The reason for the question is that if the mah (on the screen) does not go down on discharge then when the power is replaced you may end up with a false mah reading on the screen. This could show more mah being replaced.
 

Lee

Well-Known Member
As the battery charges, if one cell charges faster than the other, the balancer doesn't take the mah out of the battery, it allows the charge from the high cell to be distributed to the lower cells. So the Mah should give a true reading of the battery capacity.

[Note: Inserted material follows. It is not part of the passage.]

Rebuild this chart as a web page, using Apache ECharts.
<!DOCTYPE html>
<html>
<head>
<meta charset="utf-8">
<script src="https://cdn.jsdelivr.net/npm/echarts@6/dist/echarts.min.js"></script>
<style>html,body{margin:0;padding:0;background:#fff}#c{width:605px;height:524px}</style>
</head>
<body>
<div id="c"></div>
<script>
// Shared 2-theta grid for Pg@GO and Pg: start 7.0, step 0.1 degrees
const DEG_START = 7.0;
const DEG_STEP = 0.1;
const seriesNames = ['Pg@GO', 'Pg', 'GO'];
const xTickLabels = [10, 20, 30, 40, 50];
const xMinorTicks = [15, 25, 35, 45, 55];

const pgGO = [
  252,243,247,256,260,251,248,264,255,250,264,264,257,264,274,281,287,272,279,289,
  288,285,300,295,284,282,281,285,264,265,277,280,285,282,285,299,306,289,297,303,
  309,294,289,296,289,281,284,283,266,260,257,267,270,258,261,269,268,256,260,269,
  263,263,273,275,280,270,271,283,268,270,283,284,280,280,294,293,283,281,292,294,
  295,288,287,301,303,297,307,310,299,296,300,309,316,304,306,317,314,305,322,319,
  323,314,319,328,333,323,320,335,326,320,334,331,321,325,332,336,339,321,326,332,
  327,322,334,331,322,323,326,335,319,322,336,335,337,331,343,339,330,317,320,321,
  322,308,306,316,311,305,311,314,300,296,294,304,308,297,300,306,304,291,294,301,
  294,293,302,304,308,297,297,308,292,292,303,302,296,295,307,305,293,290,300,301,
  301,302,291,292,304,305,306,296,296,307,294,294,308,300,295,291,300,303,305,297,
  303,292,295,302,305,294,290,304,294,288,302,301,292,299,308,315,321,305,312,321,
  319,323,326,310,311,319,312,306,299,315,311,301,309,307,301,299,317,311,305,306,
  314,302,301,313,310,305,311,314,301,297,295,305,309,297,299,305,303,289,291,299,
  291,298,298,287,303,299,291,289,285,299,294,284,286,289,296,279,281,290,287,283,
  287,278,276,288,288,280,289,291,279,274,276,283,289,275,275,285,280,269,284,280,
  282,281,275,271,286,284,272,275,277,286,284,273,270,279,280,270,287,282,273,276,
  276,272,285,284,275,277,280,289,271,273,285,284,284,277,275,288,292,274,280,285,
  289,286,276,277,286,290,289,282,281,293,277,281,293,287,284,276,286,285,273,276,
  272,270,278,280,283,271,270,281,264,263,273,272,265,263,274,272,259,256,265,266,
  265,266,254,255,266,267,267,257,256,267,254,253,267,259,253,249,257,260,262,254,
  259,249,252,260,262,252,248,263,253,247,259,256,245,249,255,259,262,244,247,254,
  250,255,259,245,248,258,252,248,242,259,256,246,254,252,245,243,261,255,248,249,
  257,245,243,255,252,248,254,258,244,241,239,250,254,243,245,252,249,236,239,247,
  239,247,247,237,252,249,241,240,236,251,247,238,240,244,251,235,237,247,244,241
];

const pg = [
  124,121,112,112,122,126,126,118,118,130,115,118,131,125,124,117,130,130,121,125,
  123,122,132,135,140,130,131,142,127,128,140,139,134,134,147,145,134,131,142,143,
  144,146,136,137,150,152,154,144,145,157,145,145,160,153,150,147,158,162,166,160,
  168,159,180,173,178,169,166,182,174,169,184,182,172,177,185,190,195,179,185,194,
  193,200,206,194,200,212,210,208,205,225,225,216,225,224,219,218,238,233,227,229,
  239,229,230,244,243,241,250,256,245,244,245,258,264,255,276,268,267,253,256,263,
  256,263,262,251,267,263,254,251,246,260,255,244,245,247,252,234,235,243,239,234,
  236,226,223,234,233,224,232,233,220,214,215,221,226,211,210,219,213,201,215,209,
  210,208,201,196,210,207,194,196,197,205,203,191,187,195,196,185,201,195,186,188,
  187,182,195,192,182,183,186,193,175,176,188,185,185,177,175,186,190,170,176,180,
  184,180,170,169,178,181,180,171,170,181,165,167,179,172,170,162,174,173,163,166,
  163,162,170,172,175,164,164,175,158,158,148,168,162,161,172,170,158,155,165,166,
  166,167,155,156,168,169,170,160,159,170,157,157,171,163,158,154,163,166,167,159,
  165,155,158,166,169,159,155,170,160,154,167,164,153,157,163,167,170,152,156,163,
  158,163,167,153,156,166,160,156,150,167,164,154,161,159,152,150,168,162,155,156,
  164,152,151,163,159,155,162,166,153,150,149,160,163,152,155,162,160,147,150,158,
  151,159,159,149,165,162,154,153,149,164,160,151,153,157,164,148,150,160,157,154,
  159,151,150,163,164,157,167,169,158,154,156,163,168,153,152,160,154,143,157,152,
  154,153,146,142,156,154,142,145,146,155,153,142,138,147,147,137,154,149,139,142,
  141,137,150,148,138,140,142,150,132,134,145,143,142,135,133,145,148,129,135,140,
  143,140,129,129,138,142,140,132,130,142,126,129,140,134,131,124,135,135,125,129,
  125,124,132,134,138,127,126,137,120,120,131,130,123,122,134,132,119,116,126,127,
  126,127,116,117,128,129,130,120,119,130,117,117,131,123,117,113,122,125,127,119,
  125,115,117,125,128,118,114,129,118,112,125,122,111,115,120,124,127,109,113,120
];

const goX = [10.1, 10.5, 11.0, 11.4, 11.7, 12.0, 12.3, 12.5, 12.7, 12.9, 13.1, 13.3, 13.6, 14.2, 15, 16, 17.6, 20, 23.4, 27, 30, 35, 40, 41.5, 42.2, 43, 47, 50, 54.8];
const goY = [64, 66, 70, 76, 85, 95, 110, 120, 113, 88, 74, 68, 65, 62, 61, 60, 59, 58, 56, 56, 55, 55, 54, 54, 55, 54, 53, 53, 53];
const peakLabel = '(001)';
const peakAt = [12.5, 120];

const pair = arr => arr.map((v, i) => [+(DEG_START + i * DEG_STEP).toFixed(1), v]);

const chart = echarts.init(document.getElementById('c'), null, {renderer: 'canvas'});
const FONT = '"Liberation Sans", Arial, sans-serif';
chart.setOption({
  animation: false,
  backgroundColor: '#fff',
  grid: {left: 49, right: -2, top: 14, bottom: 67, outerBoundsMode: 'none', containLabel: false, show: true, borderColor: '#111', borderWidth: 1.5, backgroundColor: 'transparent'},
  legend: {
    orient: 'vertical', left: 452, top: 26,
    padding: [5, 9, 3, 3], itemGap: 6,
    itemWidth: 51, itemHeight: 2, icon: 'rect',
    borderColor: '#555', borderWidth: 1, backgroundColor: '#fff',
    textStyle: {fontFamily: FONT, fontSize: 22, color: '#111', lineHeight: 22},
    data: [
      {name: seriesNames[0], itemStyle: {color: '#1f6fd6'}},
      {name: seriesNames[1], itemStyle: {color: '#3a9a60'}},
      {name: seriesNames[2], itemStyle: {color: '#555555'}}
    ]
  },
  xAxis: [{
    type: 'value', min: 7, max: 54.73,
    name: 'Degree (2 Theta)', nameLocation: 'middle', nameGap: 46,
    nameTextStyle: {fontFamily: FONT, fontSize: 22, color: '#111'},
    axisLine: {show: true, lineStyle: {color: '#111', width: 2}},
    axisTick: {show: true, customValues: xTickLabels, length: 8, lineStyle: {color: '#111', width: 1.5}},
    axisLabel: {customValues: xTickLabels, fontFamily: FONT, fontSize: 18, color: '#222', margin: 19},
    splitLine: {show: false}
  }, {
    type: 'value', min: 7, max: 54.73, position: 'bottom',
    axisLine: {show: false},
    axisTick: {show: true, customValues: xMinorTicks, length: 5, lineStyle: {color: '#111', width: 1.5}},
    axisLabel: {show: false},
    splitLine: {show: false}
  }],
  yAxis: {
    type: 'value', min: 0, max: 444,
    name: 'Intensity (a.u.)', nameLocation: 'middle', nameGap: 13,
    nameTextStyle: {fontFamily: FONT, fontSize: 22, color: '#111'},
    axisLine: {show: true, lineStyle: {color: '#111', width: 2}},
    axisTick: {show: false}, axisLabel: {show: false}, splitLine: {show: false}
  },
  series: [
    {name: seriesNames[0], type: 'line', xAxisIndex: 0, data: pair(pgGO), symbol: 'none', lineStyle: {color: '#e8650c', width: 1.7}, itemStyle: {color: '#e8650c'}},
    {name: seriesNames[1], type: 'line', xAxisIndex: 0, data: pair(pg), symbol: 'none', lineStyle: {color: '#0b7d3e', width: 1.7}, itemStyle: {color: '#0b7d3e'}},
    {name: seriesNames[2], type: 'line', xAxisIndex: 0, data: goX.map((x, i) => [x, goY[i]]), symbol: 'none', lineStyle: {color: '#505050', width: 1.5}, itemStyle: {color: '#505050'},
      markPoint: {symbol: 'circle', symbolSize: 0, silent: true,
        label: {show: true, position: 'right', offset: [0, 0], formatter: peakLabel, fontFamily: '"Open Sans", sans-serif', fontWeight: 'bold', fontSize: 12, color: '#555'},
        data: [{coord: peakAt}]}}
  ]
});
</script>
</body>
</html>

I rudimentary visual would be those stacks of champagne glasses that the guy pours in to the top one and when its full it flows into the others, but obviously the battery doesn't allow one cell to charge completely before distributing to the other cells.
Some more expensive chargers like the Powerlab 6 or 8 charge each cell separately with in the battery. this allow it to keep a better eye on the health of the Battery, and do a better job of balancing them.
 

RandyDSok

Well-Known Member
As the battery charges, if one cell charges faster than the other, the balancer doesn't take the mah out of the battery, it allows the charge from the high cell to be distributed to the lower cells.

That is not what I observe on the charger I use... and if that is what was happening, it wouldn't explain a battery taking more MAH than it is rated at when only 70-80% of the total MAH was removed.
 

murankar

Staff member
On my charger I have an mah limit set at 2200 mah. So no matter what my batteries will on go that far.
 

Lee

Well-Known Member
That is not what I observe on the charger I use... and if that is what was happening, it wouldn't explain a battery taking more MAH than it is rated at when only 70-80% of the total MAH was removed.

It could be because a lot of batteries have a higher capacity than they specify on the sticker.
 

Tony

Staff member
This is turning into another charger war. Plain and simple, when flying, don't discharge past about 3.4vpc, for storage, 3.8vpc.
 

murankar

Staff member
Everything electronic is labeled lower than what it can handle. Just like cpu's in a computer, they all can outperform the list rated speed. The ratings are there to inform the consumer what the product can do under normal operation.